“No Refuge: Ethics and the Global Refugee Crisis” is Serena Parekh’s third book but her first aimed at a non-academic audience. “What I really wanted to do was to communicate more broadly,” said Parekh, a professor of philosophy at Northeastern, “to find a more nuanced conversation about how to talk about refugees, because they’re not going anywhere.”
When many Americans think about refugees, Parekh said, they see the desperate journeys undertaken by those who cross oceans or borders seeking asylum. “What we don’t see is what happens to most refugees,” she said, “which is standing still.” Life in refugee camps, where many refugees live for years, lacks “the minimum conditions for human dignity,” she added.
So what can Americans do? Is the solution simply to take in more people? “I do think we should be taking in more refugees, but I think that’s one piece of a larger puzzle of reinterpreting how we respond to refugees around the world,” Parekh said, adding that what’s really needed is “moral leadership,” an attitude “which focuses on autonomy and dignity, and giving refugees a genuine voice in how they’re treated.”
In addition to educating ourselves (especially by listening to refugees’ own voices), “what we’re really going to need is a concerted effort to push back against the xenophobic rhetoric around refugees.”
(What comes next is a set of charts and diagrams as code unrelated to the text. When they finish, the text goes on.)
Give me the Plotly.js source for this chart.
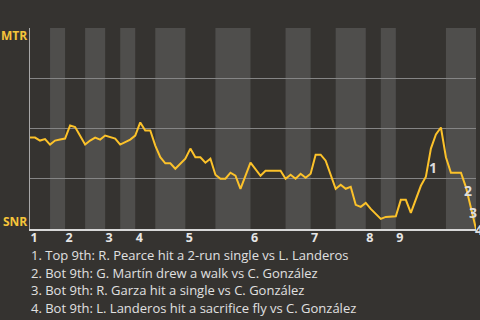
<!DOCTYPE html>
<html>
<head>
<meta charset="utf-8">
<script src="https://cdn.plot.ly/plotly-3.0.1.min.js"></script>
<style>html,body{margin:0;padding:0;background:#353330;}#chart{width:480px;height:320px;}</style>
</head>
<body>
<div id="chart"></div>
<script>
// Event index (plate appearance) along the game and win probability (1 = MTR, 0 = SNR)
const events = [0,1,2,3,4,5,6,7,8,9,11,12,13,14,15,17,18,20,21,22,23,24,25,26,27,28,29,31,32,33,34,35,36,37,38,39,40,41,42,44,46,47,50,51,52,53,54,55,56,57,58,59,61,62,63,64,65,66,67,68,70,71,73,74,75,76,78,79,80,81,82,83,84,86,87,88,89];
const winProb = [0.455,0.455,0.44,0.447,0.42,0.44,0.445,0.45,0.515,0.507,0.42,0.44,0.455,0.445,0.465,0.45,0.42,0.445,0.465,0.53,0.49,0.49,0.415,0.357,0.327,0.327,0.30,0.35,0.40,0.357,0.357,0.33,0.35,0.27,0.25,0.25,0.28,0.265,0.20,0.33,0.265,0.29,0.29,0.25,0.27,0.25,0.275,0.255,0.275,0.37,0.37,0.34,0.20,0.22,0.20,0.21,0.12,0.11,0.13,0.10,0.05,0.06,0.063,0.145,0.145,0.08,0.215,0.26,0.40,0.47,0.505,0.357,0.28,0.28,0.207,0.107,0.0];
// Half-inning start events (top 1st, bot 1st, top 2nd, ...), and last event
const halfInningStarts = [0,4,7,11,15,18,21,25,31,37,44,51,56,61,67,70,73,83];
const lastEvent = 89;
const inningLabels = ['1','2','3','4','5','6','7','8','9'];
const teamTop = 'MTR';
const teamBottom = 'SNR';
// Key events
const keyLabels = ['1','2','3','4'];
const keyX = [80.5,87.5,88.5,89];
const keyY = [0.305,0.19,0.082,0.0];
const notes = [
  '1. Top 9th: R. Pearce hit a 2-run single vs L. Landeros',
  '2. Bot 9th: G. Martín drew a walk vs C. González',
  '3. Bot 9th: R. Garza hit a single vs C. González',
  '4. Bot 9th: L. Landeros hit a sacrifice fly vs C. González'
];

const FONT = '"Open Sans", "Noto Sans", sans-serif';
const shapes = [];
for (let i = 1; i < halfInningStarts.length; i += 2) {
  const end = (i + 1 < halfInningStarts.length) ? halfInningStarts[i + 1] : lastEvent;
  shapes.push({type:'rect', xref:'x', yref:'paper', x0:halfInningStarts[i], x1:end, y0:0, y1:1,
    fillcolor:'#4f4e4c', line:{width:0}, layer:'below'});
}
const tickvals = halfInningStarts.filter((_, i) => i % 2 === 0);

const annotations = [];
annotations.push({xref:'paper', yref:'paper', x:0, y:1, xanchor:'right', yanchor:'middle', xshift:-1, yshift:-7,
  text:teamTop, showarrow:false, font:{family:FONT, size:12, color:'#f5c43a', weight:'bold'}});
annotations.push({xref:'paper', yref:'paper', x:0, y:0, xanchor:'right', yanchor:'middle', xshift:-1, yshift:8,
  text:teamBottom, showarrow:false, font:{family:FONT, size:12, color:'#f5c43a', weight:'bold'}});
keyLabels.forEach((t, i) => {
  annotations.push({xref:'x', yref:'y', x:keyX[i], y:keyY[i], xanchor:'center', yanchor:'middle',
    xshift: i === 3 ? 3 : 0, text:t, showarrow:false, font:{family:FONT, size:14, color:'#dddddd', weight:'bold'}});
});
notes.forEach((t, i) => {
  annotations.push({xref:'paper', yref:'paper', x:0, y:0, xanchor:'left', yanchor:'middle',
    xshift:0, yshift:-(26 + i * 17.5), borderpad:0, text:t, showarrow:false, font:{family:FONT, size:13, color:'#e0e0e0'}});
});

const trace = {x:events, y:winProb, type:'scatter', mode:'lines',
  line:{color:'#fcc22a', width:2}, hoverinfo:'skip', cliponaxis:false};

const layout = {
  width:480, height:320,
  margin:{l:30, r:4, t:28, b:91},
  paper_bgcolor:'#353330', plot_bgcolor:'#353330',
  showlegend:false,
  xaxis:{range:[0,lastEvent], showgrid:false, zeroline:false, showline:true, linecolor:'#d8d8d8', linewidth:2,
    tickvals:tickvals, ticktext:inningLabels, ticks:'', ticklabelshift:4, ticklabelstandoff:-4,
    tickfont:{family:FONT, size:12.5, color:'#e6e6e6', weight:'bold'}, fixedrange:true},
  yaxis:{range:[0,1], tickvals:[0.25,0.5,0.75,1], showticklabels:false, ticks:'', showgrid:true,
    gridcolor:'#858585', gridwidth:1, zeroline:false, showline:true, linecolor:'#a8a8a8', linewidth:1, fixedrange:true},
  shapes:shapes,
  annotations:annotations
};
Plotly.newPlot('chart', [trace], layout, {staticPlot:true, displayModeBar:false});
</script>
</body>
</html>
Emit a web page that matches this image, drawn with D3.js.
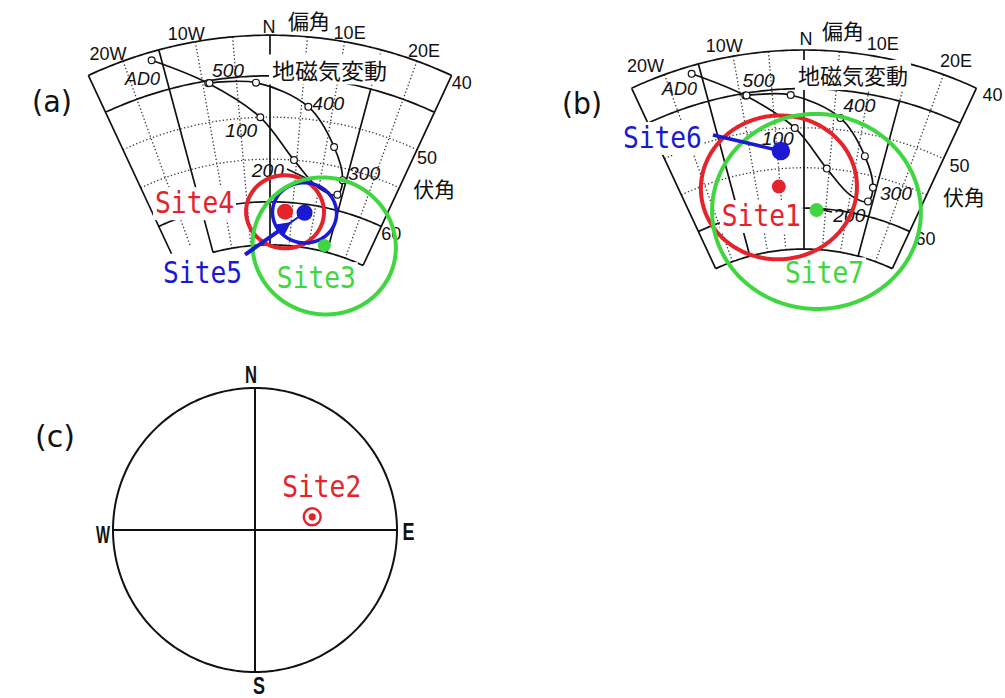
<!DOCTYPE html>
<html>
<head>
<meta charset="utf-8">
<script src="https://cdn.jsdelivr.net/npm/d3@7"></script>
<style>
  html, body { margin: 0; padding: 0; background: #fff; }
  svg { display: block; }
</style>
</head>
<body>
<svg id="fig" width="1005" height="698"></svg>
<script>
// ---- Reference secular-variation curve, AD 0 - 500 (declination / inclination, degrees)
const curveYears  = [0, 50, 100, 150, 200, 250, 300, 350, 400, 450, 500];
const curveDec    = [-16.3, -9.2, -1.6, 4.5, 10.0, 14.0, 14.3, 11.4, 6.1, -2.1, -9.0];
const curveInc    = [41.0, 45.3, 50.0, 55.0, 57.9, 58.2, 56.4, 52.8, 48.5, 45.8, 45.3];
const markedYears = [0, 50, 100, 150, 250, 300, 350, 400, 450, 500];
const labelledYears = [0, 100, 200, 300, 400, 500];
const yearLabels    = ["AD0", "100", "200", "300", "400", "500"];

// ---- Grid ticks
const decTicks      = [-20, -10, 0, 10, 20];
const decTickLabels = ["20W", "10W", "N", "10E", "20E"];
const incTicks      = [40, 50, 60];
const incTickLabels = ["40", "50", "60"];

// ---- Site mean directions with alpha95 (degrees)
const sitesA = ["Site4", "Site5", "Site3"];
const decA   = [3.4, 7.8, 13.9];
const incA   = [61.1, 61.0, 64.3];
const a95A   = [4.25, 3.5, 7.9];

const sitesB = ["Site6", "Site1", "Site7"];
const decB   = [-4.3, -5.3, 2.9];
const incB   = [52.8, 57.2, 60.2];
const a95B   = [null, 8.9, 12.0];

const sitesC = ["Site2"];
const decC   = [77];
const incC   = [56];

// ---- Styling
const hue = { red: "#e4232b", green: "#3fd63f", blue: "#1a1ad2" };
const ink = "#111";
const monoFont = "'DejaVu Sans Mono', monospace";
const sansFont = "'Liberation Sans', Arial, sans-serif";
const cjkFont  = "'Noto Sans CJK JP', 'Noto Sans CJK SC', sans-serif";

const svg = d3.select("#fig");

// Lower-hemisphere equal-area projection centred on the vertical (I = 90),
// declination measured clockwise from north (up).
function polarEqualAreaRaw(lam, phi) {
  const r = 2 * Math.sin((Math.PI / 2 - phi) / 2);
  return [r * Math.sin(lam), r * Math.cos(lam)];
}
function makeProjection(cx, cy, s) {
  return d3.geoProjection(polarEqualAreaRaw).center([0, 90]).scale(s).translate([cx, cy]);
}

const parallel = (I, d0, d1) => ({
  type: "LineString",
  coordinates: d3.range(d0, d1 + 1e-6, 0.5).map(d => [d, I])
});
const meridian = (D, i0, i1) => ({ type: "LineString", coordinates: [[D, i0], [D, i1]] });

function addText(g, str, x, y, opts) {
  const t = g.append("text")
    .attr("x", x).attr("y", y)
    .attr("font-family", opts.font || sansFont)
    .attr("font-size", opts.size || 18)
    .attr("fill", opts.fill || ink)
    .attr("text-anchor", opts.anchor || "start")
    .text(str);
  if (opts.italic) t.attr("font-style", "italic");
  if (opts.weight) t.attr("font-weight", opts.weight);
  if (opts.width) t.attr("textLength", opts.width).attr("lengthAdjust", "spacingAndGlyphs");
  if (opts.halo) {
    const bb = t.node().getBBox();
    const pad = opts.halo;
    g.insert("rect", () => t.node())
      .attr("x", bb.x - pad).attr("y", bb.y + 2)
      .attr("width", bb.width + 2 * pad).attr("height", bb.height - 2)
      .attr("fill", "#fff");
  }
  return t;
}

function drawFan(p) {
  const proj = makeProjection(p.cx, p.cy, p.s);
  const path = d3.geoPath(proj);
  const g = svg.append("g");

  // dotted 5-degree grid
  const dotted = [
    parallel(50, -25, 25), parallel(55, -25, 25),
    ...[-20, -10, -5, 5, 10, 20].map(D => meridian(D, 40, D === -20 ? p.leftEnd : 65)),
    meridian(15, 40, 45)
  ];
  g.append("path")
    .attr("d", path({ type: "MultiLineString", coordinates: dotted.map(l => l.coordinates) }))
    .attr("fill", "none").attr("stroke", "#333")
    .attr("stroke-width", 1.3).attr("stroke-dasharray", "1.3,2.3");

  // solid frame and main grid lines
  const solid = [
    parallel(40, -25, 25), parallel(45, -25, 25), parallel(60, -25, 25),
    parallel(65, p.bottomFrom, 25),
    meridian(-25, 40, p.leftEnd), meridian(25, 40, 65),
    meridian(0, 40, 65), meridian(-15, 40, 65), meridian(15, 45, 65)
  ];
  g.append("path")
    .attr("d", path({ type: "MultiLineString", coordinates: solid.map(l => l.coordinates) }))
    .attr("fill", "none").attr("stroke", ink)
    .attr("stroke-width", 1.7).attr("stroke-linejoin", "round");

  // axis labels
  decTicks.forEach((D, i) => {
    const [x, y] = proj([D, 40]);
    addText(g, decTickLabels[i], x + p.tickDx[i], y + p.tickDy[i], { size: 18, anchor: "middle" });
  });
  incTicks.forEach((I, i) => {
    const [x, y] = proj([25, I]);
    addText(g, incTickLabels[i], x + p.incDx, y + p.incDy, { size: 19, width: 20 });
  });
  {
    const [x, y] = proj([0, 40]);
    addText(g, "偏角", x + p.decTitle[0], y + p.decTitle[1], { font: cjkFont, size: 21, width: 42 });
    const [x2, y2] = proj([25, 55]);
    addText(g, "伏角", x2 + p.incTitle[0], y2 + p.incTitle[1], { font: cjkFont, size: 21, width: 42 });
  }
  addText(g, "地磁気変動", p.varTitle.x, p.varTitle.y,
    { font: cjkFont, size: 22, width: p.varTitle.w, halo: 3 });
  addText(g, p.tag.text, p.tag.x, p.tag.y, { font: "'DejaVu Sans', sans-serif", size: 30, width: 40 });

  // secular-variation curve
  const pts = curveYears.map((yr, i) => proj([curveDec[i], curveInc[i]]));
  g.append("path")
    .attr("d", d3.line().curve(d3.curveCatmullRom.alpha(0.5))(pts))
    .attr("fill", "none").attr("stroke", ink).attr("stroke-width", 1.7);
  g.selectAll("circle.yr")
    .data(markedYears)
    .join("circle")
    .attr("class", "yr")
    .attr("cx", yr => pts[curveYears.indexOf(yr)][0])
    .attr("cy", yr => pts[curveYears.indexOf(yr)][1])
    .attr("r", 3.4)
    .attr("fill", "#fff").attr("stroke", ink).attr("stroke-width", 1.2);
  labelledYears.forEach((yr, i) => {
    const [x, y] = pts[curveYears.indexOf(yr)];
    addText(g, yearLabels[i], x + p.yearOff[i][0], y + p.yearOff[i][1],
      { size: 19, italic: true, width: i === 0 ? 35 : 32 });
  });
  {
    const [x, y] = pts[curveYears.indexOf(200)];
    g.append("line")
      .attr("x1", x + p.leader200[0][0]).attr("y1", y + p.leader200[0][1])
      .attr("x2", x + p.leader200[1][0]).attr("y2", y + p.leader200[1][1])
      .attr("stroke", ink).attr("stroke-width", 1.4);
  }

  // site labels (white halo hides grid behind them)
  const dots = p.names.map((n, i) => proj([p.dec[i], p.inc[i]]));
  p.names.forEach((n, i) => {
    const [x, y] = dots[i];
    addText(g, n, x + p.labelOff[i][0], y + p.labelOff[i][1],
      { font: monoFont, size: 30, fill: hue[p.hues[i]], width: 79, halo: 2 });
  });

  // alpha95 confidence circles
  p.names.forEach((n, i) => {
    if (p.a95[i] == null) return;
    g.append("path")
      .attr("d", path(d3.geoCircle().center([p.dec[i], p.inc[i]]).radius(p.a95[i]).precision(1)()))
      .attr("fill", "none").attr("stroke", hue[p.hues[i]]).attr("stroke-width", p.ringW[i]);
  });

  // pointer from label to its mean direction
  {
    const i = p.pointer.site;
    const [tx, ty] = dots[i];
    const sx = tx + p.pointer.from[0], sy = ty + p.pointer.from[1];
    const c = hue[p.hues[i]];
    if (p.pointer.arrow) {
      const f = 0.68;
      const mx = sx + (tx - sx) * f, my = sy + (ty - sy) * f;
      const a = Math.atan2(ty - sy, tx - sx);
      g.append("line").attr("x1", sx).attr("y1", sy).attr("x2", mx).attr("y2", my)
        .attr("stroke", c).attr("stroke-width", 4);
      g.append("line").attr("x1", mx).attr("y1", my).attr("x2", tx).attr("y2", ty)
        .attr("stroke", c).attr("stroke-width", 2);
      const tip = [mx + 7 * Math.cos(a), my + 7 * Math.sin(a)];
      const b1 = [mx - 7 * Math.cos(a) + 7 * Math.sin(a), my - 7 * Math.sin(a) - 7 * Math.cos(a)];
      const b2 = [mx - 7 * Math.cos(a) - 7 * Math.sin(a), my - 7 * Math.sin(a) + 7 * Math.cos(a)];
      g.append("path").attr("d", d3.line()([tip, b1, b2]) + "Z").attr("fill", c);
    } else {
      g.append("line").attr("x1", sx).attr("y1", sy).attr("x2", tx).attr("y2", ty)
        .attr("stroke", c).attr("stroke-width", 3.6);
    }
  }

  // mean directions
  g.selectAll("circle.site")
    .data(p.names)
    .join("circle")
    .attr("class", "site")
    .attr("cx", (n, i) => dots[i][0])
    .attr("cy", (n, i) => dots[i][1])
    .attr("r", (n, i) => p.dotR[i])
    .attr("fill", (n, i) => hue[p.hues[i]]);
}

drawFan({
  cx: 270, cy: 465, s: 508.5, leftEnd: 63.5, bottomFrom: -15,
  tag: { text: "(a)", x: 32, y: 112 },
  tickDx: [-15, -9, -1, 5, 7], tickDy: [-1, -2, -2, -2.5, -4],
  incDx: 0, incDy: 14,
  decTitle: [18, -6.5], incTitle: [14, 9],
  varTitle: { x: 272, y: 78.5, w: 115 },
  yearOff: [[-26.6, 25], [-35, 20], [-67, -11], [5.5, 0], [4, 3], [2.5, -6]],
  leader200: [[-31.8, -19.1], [-6.8, -7.1]],
  names: sitesA, dec: decA, inc: incA, a95: a95A,
  hues: ["red", "blue", "green"], dotR: [8, 8, 6.5], ringW: [4, 3.5, 4],
  labelOff: [[-130, 1.5], [-141.5, 70], [-47.5, 42.7]],
  pointer: { site: 1, from: [-59.5, 42], arrow: true }
});

drawFan({
  cx: 804, cy: 458, s: 482.7, leftEnd: 65, bottomFrom: -25,
  tag: { text: "(b)", x: 562, y: 114 },
  tickDx: [-19, -9, 2, 8, 12.5], tickDy: [-2.6, -4, -5, -6, -7.6],
  incDx: 6, incDy: 13,
  decTitle: [18, -11], incTitle: [16.3, 10.6],
  varTitle: { x: 798, y: 84, w: 110 },
  yearOff: [[-29.6, 21], [-33, 17], [-17, 27], [7, 12], [3, -6], [-4, -8.5]],
  leader200: [[-18.3, 16.8], [-28.3, 14.8]],
  names: sitesB, dec: decB, inc: incB, a95: a95B,
  hues: ["blue", "red", "green"], dotR: [9.2, 7, 7], ringW: [3.5, 4, 4],
  labelOff: [[-158, -3], [-57, 39.5], [-31.5, 73.3]],
  pointer: { site: 0, from: [-68, -16], arrow: false }
});

// ---- (c) full lower-hemisphere equal-area net
(function () {
  const cx = 255, cy = 530, R = 142;
  const proj = makeProjection(cx, cy, R / Math.SQRT2);
  const path = d3.geoPath(proj);
  const g = svg.append("g");
  g.append("path")
    .attr("d", path({ type: "LineString", coordinates: d3.range(-180, 180.01, 1).map(d => [d, 0]) }))
    .attr("fill", "none").attr("stroke", ink).attr("stroke-width", 2);
  const cross = [meridian(0, 0, 90), meridian(180, 0, 90), meridian(90, 0, 90), meridian(-90, 0, 90)];
  g.append("path")
    .attr("d", path({ type: "MultiLineString", coordinates: cross.map(l => l.coordinates) }))
    .attr("fill", "none").attr("stroke", ink).attr("stroke-width", 2);

  const compass = [
    { t: "N", D: 0, dx: -4, dy: -5, w: 12 },
    { t: "E", D: 90, dx: 11.5, dy: 10, w: 12 },
    { t: "S", D: 180, dx: 4, dy: 22, w: 12 },
    { t: "W", D: -90, dx: -10, dy: 13, w: 14 }
  ];
  compass.forEach(c => {
    const [x, y] = proj([c.D, 0]);
    addText(g, c.t, x + c.dx, y + c.dy, { size: 23, weight: "bold", anchor: "middle", width: c.w });
  });
  addText(g, "(c)", 35, 447, { font: "'DejaVu Sans', sans-serif", size: 30, width: 40 });

  sitesC.forEach((n, i) => {
    const [x, y] = proj([decC[i], incC[i]]);
    addText(g, n, x - 30, y - 20, { font: monoFont, size: 30, fill: hue.red, width: 79 });
    g.append("circle").attr("cx", x).attr("cy", y).attr("r", 8.5)
      .attr("fill", "none").attr("stroke", hue.red).attr("stroke-width", 2.4);
    g.append("circle").attr("cx", x).attr("cy", y).attr("r", 3.6).attr("fill", hue.red);
  });
})();
</script>
</body>
</html>
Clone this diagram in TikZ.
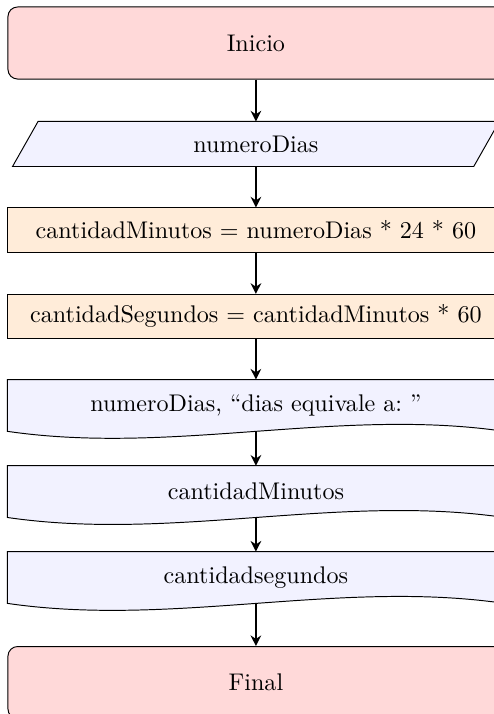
\documentclass[tikz,border=0pt]{standalone}
\usepackage{tikz}
\usetikzlibrary{arrows.meta,positioning,backgrounds}

\begin{document}
\begin{tikzpicture}[x=1pt, y=1pt, line width=0.4pt,
    terminal/.style={draw, rounded corners=4pt, fill=red!15,
      minimum width=205.8pt, minimum height=29.9pt},
    entrada/.style={minimum width=191pt, minimum height=18.3pt},
    proceso/.style={draw, fill=orange!15, minimum width=205.8pt,
      minimum height=18.3pt},
    salida/.style={minimum width=205.8pt, minimum height=21.1pt},
    flecha/.style={thick, -{Stealth[length=4.4pt, width=4.4pt]}}]
  \useasboundingbox (0,0) rectangle (205,-296.3);
  % nodes, top to bottom
  \node[terminal] (inicio) at (106.2,-17.85) {Inicio};
  \node[entrada] (leer) at (106.2,-59.75) {numeroDias};
  \node[proceso] (minutos) at (106.2,-95.45) {cantidadMinutos = numeroDias * 24 * 60};
  \node[proceso] (segundos) at (106.2,-131.3) {cantidadSegundos = cantidadMinutos * 60};
  \node[salida] (mostrar) at (106.2,-168.25) {numeroDias, ``dias equivale a:\ ''};
  \node[salida] (mostrarmin) at (106.2,-204.0) {cantidadMinutos};
  \node[salida] (mostrarseg) at (106.2,-239.65) {cantidadsegundos};
  \node[terminal] (final) at (106.2,-283.25) {Final};
  \begin{scope}[on background layer]
    % input parallelogram
    \draw[fill=blue!5] ([xshift=-5.3pt]leer.south west) -- ([xshift=5.3pt]leer.north west)
      -- ([xshift=5.3pt]leer.north east) -- ([xshift=-5.3pt]leer.south east) -- cycle;
    % document shapes, wavy bottom edge
    \foreach \d in {mostrar,mostrarmin,mostrarseg}
      \draw[fill=blue!5] (\d.north west) -- (\d.north east) -- (\d.south east)
        .. controls +(-68.6,10) and +(68.6,-10) .. (\d.south west) -- cycle;
  \end{scope}
  % connectors
  \draw[flecha] (inicio) -- (leer);
  \draw[flecha] (leer) -- (minutos);
  \draw[flecha] (minutos) -- (segundos);
  \draw[flecha] (segundos) -- (mostrar);
  \draw[flecha] (mostrar) -- (mostrarmin);
  \draw[flecha] (mostrarmin) -- (mostrarseg);
  \draw[flecha] (mostrarseg) -- (final);
\end{tikzpicture}
\end{document}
No matter what religious or philosophical perspective one comes from, she said, there is “a broad consensus about human rights.” What’s important is not to get mired in a debate about resettlement, but to think about the current situation of refugees, the vast majority of whom spend years in allegedly temporary settings. “We should think of the refugee crises as a structural injustice,” she said. “It’s those structures that need to be broken down, changed, made a little bit better.”